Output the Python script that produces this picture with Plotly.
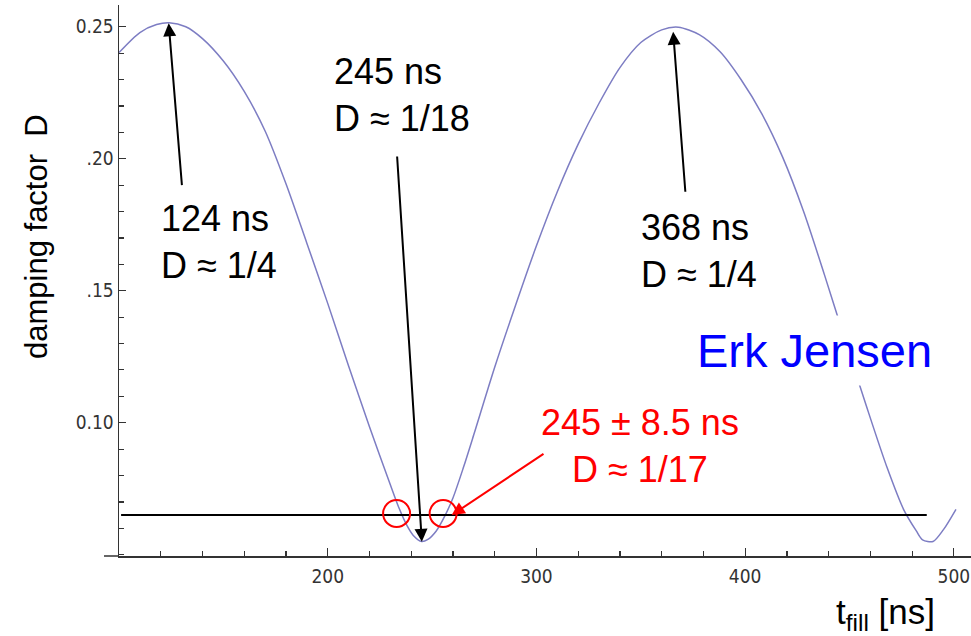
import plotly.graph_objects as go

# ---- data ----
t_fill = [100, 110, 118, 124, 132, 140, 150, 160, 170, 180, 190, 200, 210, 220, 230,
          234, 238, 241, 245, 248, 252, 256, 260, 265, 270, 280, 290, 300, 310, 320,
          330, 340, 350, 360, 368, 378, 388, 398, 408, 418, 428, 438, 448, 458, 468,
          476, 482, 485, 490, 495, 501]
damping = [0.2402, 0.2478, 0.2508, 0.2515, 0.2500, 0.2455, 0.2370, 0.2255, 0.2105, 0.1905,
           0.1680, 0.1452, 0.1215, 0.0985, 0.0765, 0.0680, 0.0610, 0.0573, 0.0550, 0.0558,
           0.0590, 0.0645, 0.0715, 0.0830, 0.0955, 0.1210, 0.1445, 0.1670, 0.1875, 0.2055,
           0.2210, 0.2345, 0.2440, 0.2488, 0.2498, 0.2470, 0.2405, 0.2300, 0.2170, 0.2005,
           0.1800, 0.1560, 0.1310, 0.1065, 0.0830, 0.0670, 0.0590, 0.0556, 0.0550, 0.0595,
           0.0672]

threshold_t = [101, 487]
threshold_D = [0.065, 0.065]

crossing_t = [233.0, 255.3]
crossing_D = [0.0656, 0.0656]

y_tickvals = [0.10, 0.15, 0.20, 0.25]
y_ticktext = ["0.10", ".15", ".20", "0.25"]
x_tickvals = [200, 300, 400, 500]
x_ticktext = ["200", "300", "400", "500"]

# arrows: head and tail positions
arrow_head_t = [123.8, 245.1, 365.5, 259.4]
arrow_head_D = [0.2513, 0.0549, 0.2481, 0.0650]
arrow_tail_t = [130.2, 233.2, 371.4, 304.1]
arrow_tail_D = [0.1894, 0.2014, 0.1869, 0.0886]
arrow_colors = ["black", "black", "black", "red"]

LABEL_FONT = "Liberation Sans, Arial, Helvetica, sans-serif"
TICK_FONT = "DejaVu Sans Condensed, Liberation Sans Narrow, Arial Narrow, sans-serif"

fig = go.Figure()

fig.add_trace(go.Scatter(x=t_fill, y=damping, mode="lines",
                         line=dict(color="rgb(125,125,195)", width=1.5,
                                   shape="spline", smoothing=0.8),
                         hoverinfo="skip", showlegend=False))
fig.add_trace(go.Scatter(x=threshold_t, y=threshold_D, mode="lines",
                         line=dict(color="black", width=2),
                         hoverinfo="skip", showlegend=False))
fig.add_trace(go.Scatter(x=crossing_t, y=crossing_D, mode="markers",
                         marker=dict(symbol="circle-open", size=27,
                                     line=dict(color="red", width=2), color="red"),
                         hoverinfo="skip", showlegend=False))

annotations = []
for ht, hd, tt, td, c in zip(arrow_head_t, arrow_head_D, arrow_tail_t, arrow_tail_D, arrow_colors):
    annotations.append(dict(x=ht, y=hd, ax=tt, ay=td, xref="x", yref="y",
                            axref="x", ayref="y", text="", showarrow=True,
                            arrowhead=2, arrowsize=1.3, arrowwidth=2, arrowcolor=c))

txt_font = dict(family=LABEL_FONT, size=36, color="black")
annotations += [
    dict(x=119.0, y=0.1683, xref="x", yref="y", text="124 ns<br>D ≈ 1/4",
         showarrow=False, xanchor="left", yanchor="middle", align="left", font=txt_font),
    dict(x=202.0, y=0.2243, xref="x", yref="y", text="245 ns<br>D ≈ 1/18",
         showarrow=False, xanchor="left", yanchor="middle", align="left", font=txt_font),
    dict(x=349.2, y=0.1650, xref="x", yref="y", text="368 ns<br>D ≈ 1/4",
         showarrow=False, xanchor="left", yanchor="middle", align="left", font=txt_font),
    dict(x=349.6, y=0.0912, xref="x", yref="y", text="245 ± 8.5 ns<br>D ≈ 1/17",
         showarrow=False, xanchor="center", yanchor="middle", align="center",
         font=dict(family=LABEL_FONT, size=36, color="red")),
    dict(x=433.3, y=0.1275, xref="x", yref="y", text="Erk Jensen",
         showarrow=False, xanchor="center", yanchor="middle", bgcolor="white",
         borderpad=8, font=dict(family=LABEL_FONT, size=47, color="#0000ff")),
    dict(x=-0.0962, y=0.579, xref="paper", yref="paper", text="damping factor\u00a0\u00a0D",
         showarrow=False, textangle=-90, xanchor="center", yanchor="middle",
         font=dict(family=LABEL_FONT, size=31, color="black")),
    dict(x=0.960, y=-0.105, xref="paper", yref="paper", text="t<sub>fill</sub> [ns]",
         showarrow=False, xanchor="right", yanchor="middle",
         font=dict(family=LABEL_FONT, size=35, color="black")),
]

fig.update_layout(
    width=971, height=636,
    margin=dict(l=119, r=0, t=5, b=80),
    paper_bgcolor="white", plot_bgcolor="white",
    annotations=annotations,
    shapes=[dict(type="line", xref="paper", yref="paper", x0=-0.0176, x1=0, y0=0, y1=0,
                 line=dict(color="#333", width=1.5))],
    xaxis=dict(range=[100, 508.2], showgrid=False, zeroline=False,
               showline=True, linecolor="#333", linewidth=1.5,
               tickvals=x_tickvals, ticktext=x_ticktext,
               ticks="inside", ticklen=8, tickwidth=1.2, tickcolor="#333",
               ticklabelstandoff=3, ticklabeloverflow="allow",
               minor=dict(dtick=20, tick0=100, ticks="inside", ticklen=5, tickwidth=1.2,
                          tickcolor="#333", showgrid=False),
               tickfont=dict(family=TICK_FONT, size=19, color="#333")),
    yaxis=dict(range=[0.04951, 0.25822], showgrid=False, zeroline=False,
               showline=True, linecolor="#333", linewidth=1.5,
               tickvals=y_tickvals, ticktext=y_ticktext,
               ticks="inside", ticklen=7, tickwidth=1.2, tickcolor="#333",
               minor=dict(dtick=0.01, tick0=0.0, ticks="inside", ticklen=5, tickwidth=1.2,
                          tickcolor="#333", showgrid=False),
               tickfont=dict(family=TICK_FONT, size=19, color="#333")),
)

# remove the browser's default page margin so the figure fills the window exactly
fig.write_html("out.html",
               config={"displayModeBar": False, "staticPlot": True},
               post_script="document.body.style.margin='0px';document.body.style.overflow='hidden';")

GIVEN PROBLEM: Restate the data above exactly, stripping out each image.

SOLVED EXERCISE:
Output the Python script that produces this picture with Plotly.
import plotly.graph_objects as go

# ---- data ----
t_fill = [100, 110, 118, 124, 132, 140, 150, 160, 170, 180, 190, 200, 210, 220, 230,
          234, 238, 241, 245, 248, 252, 256, 260, 265, 270, 280, 290, 300, 310, 320,
          330, 340, 350, 360, 368, 378, 388, 398, 408, 418, 428, 438, 448, 458, 468,
          476, 482, 485, 490, 495, 501]
damping = [0.2402, 0.2478, 0.2508, 0.2515, 0.2500, 0.2455, 0.2370, 0.2255, 0.2105, 0.1905,
           0.1680, 0.1452, 0.1215, 0.0985, 0.0765, 0.0680, 0.0610, 0.0573, 0.0550, 0.0558,
           0.0590, 0.0645, 0.0715, 0.0830, 0.0955, 0.1210, 0.1445, 0.1670, 0.1875, 0.2055,
           0.2210, 0.2345, 0.2440, 0.2488, 0.2498, 0.2470, 0.2405, 0.2300, 0.2170, 0.2005,
           0.1800, 0.1560, 0.1310, 0.1065, 0.0830, 0.0670, 0.0590, 0.0556, 0.0550, 0.0595,
           0.0672]

threshold_t = [101, 487]
threshold_D = [0.065, 0.065]

crossing_t = [233.0, 255.3]
crossing_D = [0.0656, 0.0656]

y_tickvals = [0.10, 0.15, 0.20, 0.25]
y_ticktext = ["0.10", ".15", ".20", "0.25"]
x_tickvals = [200, 300, 400, 500]
x_ticktext = ["200", "300", "400", "500"]

# arrows: head and tail positions
arrow_head_t = [123.8, 245.1, 365.5, 259.4]
arrow_head_D = [0.2513, 0.0549, 0.2481, 0.0650]
arrow_tail_t = [130.2, 233.2, 371.4, 304.1]
arrow_tail_D = [0.1894, 0.2014, 0.1869, 0.0886]
arrow_colors = ["black", "black", "black", "red"]

LABEL_FONT = "Liberation Sans, Arial, Helvetica, sans-serif"
TICK_FONT = "DejaVu Sans Condensed, Liberation Sans Narrow, Arial Narrow, sans-serif"

fig = go.Figure()

fig.add_trace(go.Scatter(x=t_fill, y=damping, mode="lines",
                         line=dict(color="rgb(125,125,195)", width=1.5,
                                   shape="spline", smoothing=0.8),
                         hoverinfo="skip", showlegend=False))
fig.add_trace(go.Scatter(x=threshold_t, y=threshold_D, mode="lines",
                         line=dict(color="black", width=2),
                         hoverinfo="skip", showlegend=False))
fig.add_trace(go.Scatter(x=crossing_t, y=crossing_D, mode="markers",
                         marker=dict(symbol="circle-open", size=27,
                                     line=dict(color="red", width=2), color="red"),
                         hoverinfo="skip", showlegend=False))

annotations = []
for ht, hd, tt, td, c in zip(arrow_head_t, arrow_head_D, arrow_tail_t, arrow_tail_D, arrow_colors):
    annotations.append(dict(x=ht, y=hd, ax=tt, ay=td, xref="x", yref="y",
                            axref="x", ayref="y", text="", showarrow=True,
                            arrowhead=2, arrowsize=1.3, arrowwidth=2, arrowcolor=c))

txt_font = dict(family=LABEL_FONT, size=36, color="black")
annotations += [
    dict(x=119.0, y=0.1683, xref="x", yref="y", text="124 ns<br>D ≈ 1/4",
         showarrow=False, xanchor="left", yanchor="middle", align="left", font=txt_font),
    dict(x=202.0, y=0.2243, xref="x", yref="y", text="245 ns<br>D ≈ 1/18",
         showarrow=False, xanchor="left", yanchor="middle", align="left", font=txt_font),
    dict(x=349.2, y=0.1650, xref="x", yref="y", text="368 ns<br>D ≈ 1/4",
         showarrow=False, xanchor="left", yanchor="middle", align="left", font=txt_font),
    dict(x=349.6, y=0.0912, xref="x", yref="y", text="245 ± 8.5 ns<br>D ≈ 1/17",
         showarrow=False, xanchor="center", yanchor="middle", align="center",
         font=dict(family=LABEL_FONT, size=36, color="red")),
    dict(x=433.3, y=0.1275, xref="x", yref="y", text="Erk Jensen",
         showarrow=False, xanchor="center", yanchor="middle", bgcolor="white",
         borderpad=8, font=dict(family=LABEL_FONT, size=47, color="#0000ff")),
    dict(x=-0.0962, y=0.579, xref="paper", yref="paper", text="damping factor\u00a0\u00a0D",
         showarrow=False, textangle=-90, xanchor="center", yanchor="middle",
         font=dict(family=LABEL_FONT, size=31, color="black")),
    dict(x=0.960, y=-0.105, xref="paper", yref="paper", text="t<sub>fill</sub> [ns]",
         showarrow=False, xanchor="right", yanchor="middle",
         font=dict(family=LABEL_FONT, size=35, color="black")),
]

fig.update_layout(
    width=971, height=636,
    margin=dict(l=119, r=0, t=5, b=80),
    paper_bgcolor="white", plot_bgcolor="white",
    annotations=annotations,
    shapes=[dict(type="line", xref="paper", yref="paper", x0=-0.0176, x1=0, y0=0, y1=0,
                 line=dict(color="#333", width=1.5))],
    xaxis=dict(range=[100, 508.2], showgrid=False, zeroline=False,
               showline=True, linecolor="#333", linewidth=1.5,
               tickvals=x_tickvals, ticktext=x_ticktext,
               ticks="inside", ticklen=8, tickwidth=1.2, tickcolor="#333",
               ticklabelstandoff=3, ticklabeloverflow="allow",
               minor=dict(dtick=20, tick0=100, ticks="inside", ticklen=5, tickwidth=1.2,
                          tickcolor="#333", showgrid=False),
               tickfont=dict(family=TICK_FONT, size=19, color="#333")),
    yaxis=dict(range=[0.04951, 0.25822], showgrid=False, zeroline=False,
               showline=True, linecolor="#333", linewidth=1.5,
               tickvals=y_tickvals, ticktext=y_ticktext,
               ticks="inside", ticklen=7, tickwidth=1.2, tickcolor="#333",
               minor=dict(dtick=0.01, tick0=0.0, ticks="inside", ticklen=5, tickwidth=1.2,
                          tickcolor="#333", showgrid=False),
               tickfont=dict(family=TICK_FONT, size=19, color="#333")),
)

# remove the browser's default page margin so the figure fills the window exactly
fig.write_html("out.html",
               config={"displayModeBar": False, "staticPlot": True},
               post_script="document.body.style.margin='0px';document.body.style.overflow='hidden';")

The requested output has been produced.